Given request
Return exactly and only these lines: the first of the listing through the one containing "(title) at (78,103.5)".

Recorded information
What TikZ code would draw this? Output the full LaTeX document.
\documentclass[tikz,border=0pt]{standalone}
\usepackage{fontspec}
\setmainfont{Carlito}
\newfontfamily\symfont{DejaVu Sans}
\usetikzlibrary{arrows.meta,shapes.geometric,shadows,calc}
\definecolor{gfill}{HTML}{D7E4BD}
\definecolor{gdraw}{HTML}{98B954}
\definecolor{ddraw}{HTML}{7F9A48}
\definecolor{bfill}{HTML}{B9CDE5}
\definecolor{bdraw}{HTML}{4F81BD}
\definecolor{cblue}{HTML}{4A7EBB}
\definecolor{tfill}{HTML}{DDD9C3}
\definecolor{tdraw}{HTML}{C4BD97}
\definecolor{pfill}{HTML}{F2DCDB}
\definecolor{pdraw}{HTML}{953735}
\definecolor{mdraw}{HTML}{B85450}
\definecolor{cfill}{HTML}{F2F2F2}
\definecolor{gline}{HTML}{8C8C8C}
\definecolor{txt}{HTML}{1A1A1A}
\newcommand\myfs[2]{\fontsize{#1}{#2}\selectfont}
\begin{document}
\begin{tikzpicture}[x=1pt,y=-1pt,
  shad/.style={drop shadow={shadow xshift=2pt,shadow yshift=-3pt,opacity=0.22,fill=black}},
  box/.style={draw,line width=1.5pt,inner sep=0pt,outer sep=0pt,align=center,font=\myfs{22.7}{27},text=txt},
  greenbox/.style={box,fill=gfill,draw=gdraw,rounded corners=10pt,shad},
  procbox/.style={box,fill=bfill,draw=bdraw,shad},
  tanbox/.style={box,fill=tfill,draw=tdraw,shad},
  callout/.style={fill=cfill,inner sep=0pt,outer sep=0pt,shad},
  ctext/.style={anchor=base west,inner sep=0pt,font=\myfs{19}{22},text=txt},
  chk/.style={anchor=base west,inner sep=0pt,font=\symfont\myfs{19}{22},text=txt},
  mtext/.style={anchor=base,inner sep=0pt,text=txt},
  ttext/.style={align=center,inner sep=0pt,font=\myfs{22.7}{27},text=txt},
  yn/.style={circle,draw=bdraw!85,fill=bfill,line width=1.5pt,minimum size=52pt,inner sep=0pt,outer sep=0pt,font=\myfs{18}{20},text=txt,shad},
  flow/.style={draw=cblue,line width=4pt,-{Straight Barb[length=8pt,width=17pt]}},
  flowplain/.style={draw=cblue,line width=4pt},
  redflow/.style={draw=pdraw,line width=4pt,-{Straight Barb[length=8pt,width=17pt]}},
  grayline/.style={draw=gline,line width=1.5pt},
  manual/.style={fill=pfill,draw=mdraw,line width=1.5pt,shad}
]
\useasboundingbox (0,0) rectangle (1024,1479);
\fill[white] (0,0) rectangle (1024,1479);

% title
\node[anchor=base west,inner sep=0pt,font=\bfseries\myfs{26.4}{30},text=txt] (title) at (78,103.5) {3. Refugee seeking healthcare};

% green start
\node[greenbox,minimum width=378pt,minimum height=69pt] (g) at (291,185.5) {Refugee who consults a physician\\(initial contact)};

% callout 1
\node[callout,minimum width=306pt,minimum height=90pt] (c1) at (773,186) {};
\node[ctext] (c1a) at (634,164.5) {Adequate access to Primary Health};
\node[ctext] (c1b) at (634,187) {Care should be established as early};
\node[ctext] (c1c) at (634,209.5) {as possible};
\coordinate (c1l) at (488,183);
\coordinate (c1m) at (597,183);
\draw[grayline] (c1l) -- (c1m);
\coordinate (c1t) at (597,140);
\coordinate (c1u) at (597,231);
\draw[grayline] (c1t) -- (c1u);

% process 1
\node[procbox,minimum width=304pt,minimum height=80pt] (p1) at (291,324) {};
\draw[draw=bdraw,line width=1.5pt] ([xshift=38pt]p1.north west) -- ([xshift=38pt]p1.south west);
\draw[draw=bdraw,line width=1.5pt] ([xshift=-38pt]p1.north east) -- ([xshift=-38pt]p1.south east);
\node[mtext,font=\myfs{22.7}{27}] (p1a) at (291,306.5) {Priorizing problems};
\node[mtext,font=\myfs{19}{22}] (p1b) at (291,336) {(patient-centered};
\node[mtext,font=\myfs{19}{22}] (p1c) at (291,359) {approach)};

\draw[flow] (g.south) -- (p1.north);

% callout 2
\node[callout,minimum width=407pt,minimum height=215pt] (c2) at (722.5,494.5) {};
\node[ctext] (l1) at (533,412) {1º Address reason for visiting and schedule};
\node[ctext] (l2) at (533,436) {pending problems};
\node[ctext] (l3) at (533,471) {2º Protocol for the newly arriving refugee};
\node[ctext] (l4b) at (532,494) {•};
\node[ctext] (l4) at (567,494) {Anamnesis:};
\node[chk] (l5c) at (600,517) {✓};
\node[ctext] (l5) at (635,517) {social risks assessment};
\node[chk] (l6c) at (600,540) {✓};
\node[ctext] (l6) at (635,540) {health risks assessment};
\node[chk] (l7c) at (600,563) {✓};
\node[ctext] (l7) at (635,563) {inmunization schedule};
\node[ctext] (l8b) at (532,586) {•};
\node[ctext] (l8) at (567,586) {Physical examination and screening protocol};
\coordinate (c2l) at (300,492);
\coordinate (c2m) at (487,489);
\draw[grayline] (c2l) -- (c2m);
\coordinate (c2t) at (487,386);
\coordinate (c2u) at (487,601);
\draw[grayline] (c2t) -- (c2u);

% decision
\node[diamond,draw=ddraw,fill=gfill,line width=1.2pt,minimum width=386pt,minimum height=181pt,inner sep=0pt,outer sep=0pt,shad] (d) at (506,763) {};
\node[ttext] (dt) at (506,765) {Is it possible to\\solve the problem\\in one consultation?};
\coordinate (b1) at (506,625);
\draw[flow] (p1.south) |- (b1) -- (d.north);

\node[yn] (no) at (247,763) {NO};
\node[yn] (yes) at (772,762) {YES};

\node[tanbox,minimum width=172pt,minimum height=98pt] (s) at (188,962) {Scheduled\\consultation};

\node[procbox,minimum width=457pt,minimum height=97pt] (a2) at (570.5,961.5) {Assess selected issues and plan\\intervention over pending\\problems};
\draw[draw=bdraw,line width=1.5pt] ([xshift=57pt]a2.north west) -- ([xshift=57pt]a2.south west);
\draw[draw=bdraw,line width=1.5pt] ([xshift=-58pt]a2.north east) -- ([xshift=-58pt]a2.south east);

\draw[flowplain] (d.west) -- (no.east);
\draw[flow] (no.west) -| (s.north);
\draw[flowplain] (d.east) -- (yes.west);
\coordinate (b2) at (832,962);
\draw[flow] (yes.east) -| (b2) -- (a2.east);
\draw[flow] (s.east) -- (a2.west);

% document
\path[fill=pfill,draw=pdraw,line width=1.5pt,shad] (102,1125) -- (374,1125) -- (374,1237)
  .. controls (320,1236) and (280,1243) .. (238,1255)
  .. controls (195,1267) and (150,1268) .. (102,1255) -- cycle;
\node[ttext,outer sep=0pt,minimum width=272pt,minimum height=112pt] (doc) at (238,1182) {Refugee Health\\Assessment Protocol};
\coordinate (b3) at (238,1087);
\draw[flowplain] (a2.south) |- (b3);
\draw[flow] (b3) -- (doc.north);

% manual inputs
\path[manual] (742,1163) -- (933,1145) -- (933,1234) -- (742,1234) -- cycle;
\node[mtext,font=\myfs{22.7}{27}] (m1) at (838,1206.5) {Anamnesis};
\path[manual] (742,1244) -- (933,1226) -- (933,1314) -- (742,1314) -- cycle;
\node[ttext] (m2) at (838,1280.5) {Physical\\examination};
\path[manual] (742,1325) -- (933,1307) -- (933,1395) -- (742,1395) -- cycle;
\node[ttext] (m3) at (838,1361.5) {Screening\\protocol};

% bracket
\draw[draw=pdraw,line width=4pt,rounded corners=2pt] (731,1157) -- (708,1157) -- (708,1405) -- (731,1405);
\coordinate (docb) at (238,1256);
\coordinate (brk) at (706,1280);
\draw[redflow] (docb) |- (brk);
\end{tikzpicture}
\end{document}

Result below
What TikZ code would draw this? Output the full LaTeX document.
\documentclass[tikz,border=0pt]{standalone}
\usepackage{fontspec}
\setmainfont{Carlito}
\newfontfamily\symfont{DejaVu Sans}
\usetikzlibrary{arrows.meta,shapes.geometric,shadows,calc}
\definecolor{gfill}{HTML}{D7E4BD}
\definecolor{gdraw}{HTML}{98B954}
\definecolor{ddraw}{HTML}{7F9A48}
\definecolor{bfill}{HTML}{B9CDE5}
\definecolor{bdraw}{HTML}{4F81BD}
\definecolor{cblue}{HTML}{4A7EBB}
\definecolor{tfill}{HTML}{DDD9C3}
\definecolor{tdraw}{HTML}{C4BD97}
\definecolor{pfill}{HTML}{F2DCDB}
\definecolor{pdraw}{HTML}{953735}
\definecolor{mdraw}{HTML}{B85450}
\definecolor{cfill}{HTML}{F2F2F2}
\definecolor{gline}{HTML}{8C8C8C}
\definecolor{txt}{HTML}{1A1A1A}
\newcommand\myfs[2]{\fontsize{#1}{#2}\selectfont}
\begin{document}
\begin{tikzpicture}[x=1pt,y=-1pt,
  shad/.style={drop shadow={shadow xshift=2pt,shadow yshift=-3pt,opacity=0.22,fill=black}},
  box/.style={draw,line width=1.5pt,inner sep=0pt,outer sep=0pt,align=center,font=\myfs{22.7}{27},text=txt},
  greenbox/.style={box,fill=gfill,draw=gdraw,rounded corners=10pt,shad},
  procbox/.style={box,fill=bfill,draw=bdraw,shad},
  tanbox/.style={box,fill=tfill,draw=tdraw,shad},
  callout/.style={fill=cfill,inner sep=0pt,outer sep=0pt,shad},
  ctext/.style={anchor=base west,inner sep=0pt,font=\myfs{19}{22},text=txt},
  chk/.style={anchor=base west,inner sep=0pt,font=\symfont\myfs{19}{22},text=txt},
  mtext/.style={anchor=base,inner sep=0pt,text=txt},
  ttext/.style={align=center,inner sep=0pt,font=\myfs{22.7}{27},text=txt},
  yn/.style={circle,draw=bdraw!85,fill=bfill,line width=1.5pt,minimum size=52pt,inner sep=0pt,outer sep=0pt,font=\myfs{18}{20},text=txt,shad},
  flow/.style={draw=cblue,line width=4pt,-{Straight Barb[length=8pt,width=17pt]}},
  flowplain/.style={draw=cblue,line width=4pt},
  redflow/.style={draw=pdraw,line width=4pt,-{Straight Barb[length=8pt,width=17pt]}},
  grayline/.style={draw=gline,line width=1.5pt},
  manual/.style={fill=pfill,draw=mdraw,line width=1.5pt,shad}
]
\useasboundingbox (0,0) rectangle (1024,1479);
\fill[white] (0,0) rectangle (1024,1479);

% title
\node[anchor=base west,inner sep=0pt,font=\bfseries\myfs{26.4}{30},text=txt] (title) at (78,103.5) {3. Refugee seeking healthcare};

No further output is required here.